2013/03/13

Prof. James Tracy: The Politics of Imagined Opinion!

Where do you locate yourself on the political spectrum? Are you a liberal or a conservative? On the left, the right, or perhaps you are a bit of both. It is no secret that American mass culture often blunts the capacity for civic engagement and political awareness, yet those who pursue an identity in acceptable political dialogue, are less aware of how the parameters of American politics have been carefully crafted to elicit vicarious, and seemingly meaningful participation for the politically inclined. This is at least partially, because political elites have for close to a century, carefully crafted and presided over a political universe of smoke and mirrors for their subjects. One where citizens think and act, as if they have political choices and agency, thereby perpetuating the myth of democratic participation and enfranchisement. Thinking along these lines, is apparent in the almost century old writings of the well known American political commentator Walter Lippmann. Lippmann's many observations on media and public opinion, are significant not just because he was a distinctly influential and gifted commentator, but also because of his many close working relationships and affinities with the most powerful financial and political elites of his day.
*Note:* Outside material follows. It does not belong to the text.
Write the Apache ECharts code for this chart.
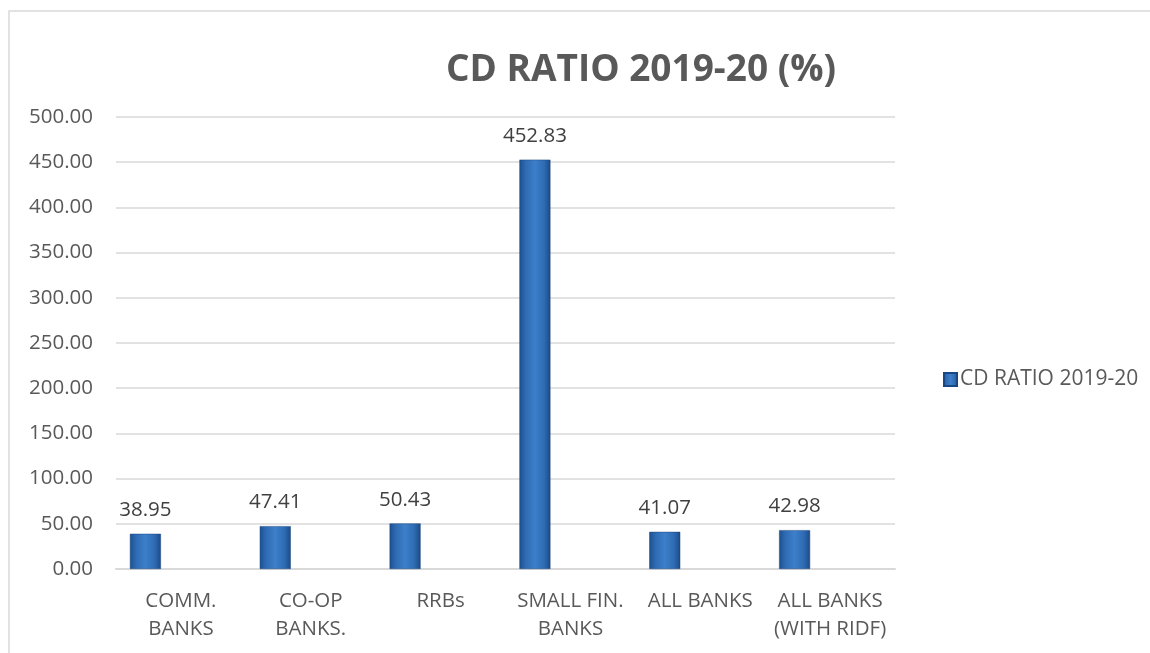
<!DOCTYPE html>
<html><head><meta charset="utf-8">
<script src="https://cdn.jsdelivr.net/npm/echarts@6/dist/echarts.min.js"></script>
<style>html,body{margin:0;padding:0;background:#fff}#c{width:1150px;height:653px}</style>
</head><body><div id="c"></div>
<script>
const categories = ["COMM.\nBANKS", "CO-OP\nBANKS.", "RRBs", "SMALL FIN.\nBANKS", "ALL BANKS", "ALL BANKS\n(WITH RIDF)"];
const cdRatio = [38.95, 47.41, 50.43, 452.83, 41.07, 42.98];
const seriesName = "CD RATIO 2019-20";
const titleText = "CD RATIO 2019-20 (%)";

const chart = echarts.init(document.getElementById('c'));
const barColor = new echarts.graphic.LinearGradient(0, 0, 1, 0, [
  {offset: 0, color: '#1d4f8e'},
  {offset: 0.2, color: '#2e6bb3'},
  {offset: 0.5, color: '#3d7fca'},
  {offset: 0.8, color: '#2e6bb3'},
  {offset: 1, color: '#1b4a86'}
]);
chart.setOption({
  animation: false,
  textStyle: {fontFamily: 'Open Sans'},
  graphic: [{
    type: 'rect', shape: {x: 9, y: 11, width: 1200, height: 700},
    style: {fill: 'none', stroke: '#d9d9d9', lineWidth: 1.5}, silent: true, z: -10
  }],
  title: {
    text: titleText, left: 636, top: 47, textAlign: 'center',
    textStyle: {fontFamily: 'Open Sans', fontWeight: 'bold', fontSize: 37, color: '#595959'}
  },
  legend: {
    data: [seriesName], left: 938, top: 364, itemWidth: 13, itemHeight: 13, itemGap: 4,
    icon: 'rect',
    textStyle: {fontSize: 21, color: '#595959', fontFamily: 'Open Sans', padding: [0,0,0,-2]}
  },
  grid: {left: 116, right: 255, top: 117, bottom: 84, containLabel: false},
  xAxis: {
    type: 'category', data: categories,
    axisLine: {lineStyle: {color: '#d9d9d9', width: 2}},
    axisTick: {show: false},
    axisLabel: {fontSize: 20.5, color: '#595959', margin: 18, lineHeight: 28, interval: 0, fontFamily: 'Open Sans'}
  },
  yAxis: {
    type: 'value', min: 0, max: 500, interval: 50,
    axisLine: {show: false}, axisTick: {show: false},
    splitLine: {lineStyle: {color: '#d9d9d9', width: 1.5}},
    axisLabel: {fontSize: 20.5, color: '#595959', margin: 23, formatter: v => v.toFixed(2), fontFamily: 'Open Sans'}
  },
  series: [{
    name: seriesName, type: 'bar', data: cdRatio, barWidth: 31, barGap: '129%',
    itemStyle: {color: barColor, borderColor: '#1a4682', borderWidth: 0.5},
    label: {show: true, position: 'top', distance: 13, fontSize: 20.5, color: '#404040', formatter: p => p.value.toFixed(2), fontFamily: 'Open Sans'}
  }, {
    name: 'spacer', type: 'bar', data: cdRatio.map(() => null), barWidth: 31, silent: true
  }]
});
</script></body></html>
In fact, historian Carroll Quigley recognizes Lippmann as the authentic spokesman in American journalism for the Anglo American Establishments on both sides of the Atlantic in international affairs. As World War One concluded, Lippmann played a central role in recruiting intellectual talent for the Inquiry, a group of several dozen analysts, set up by the Wilson administration, and powerful Wall Street bankers and oil barons, to ostensibly establish plans for a peace settlement, what eventually crystallized as Wilson's Fourteen Points, and a transnational system of governance, called the League of Nations, most Americans rejected. In reality, the Inquiry was a philosophical and functional precursor to the Central Intelligence Agency, gathering, analyzing, and producing recommendations on how the bankers and oil men should proceed with maintenance of their overseas assets, in a vastly rearranged geopolitical environment.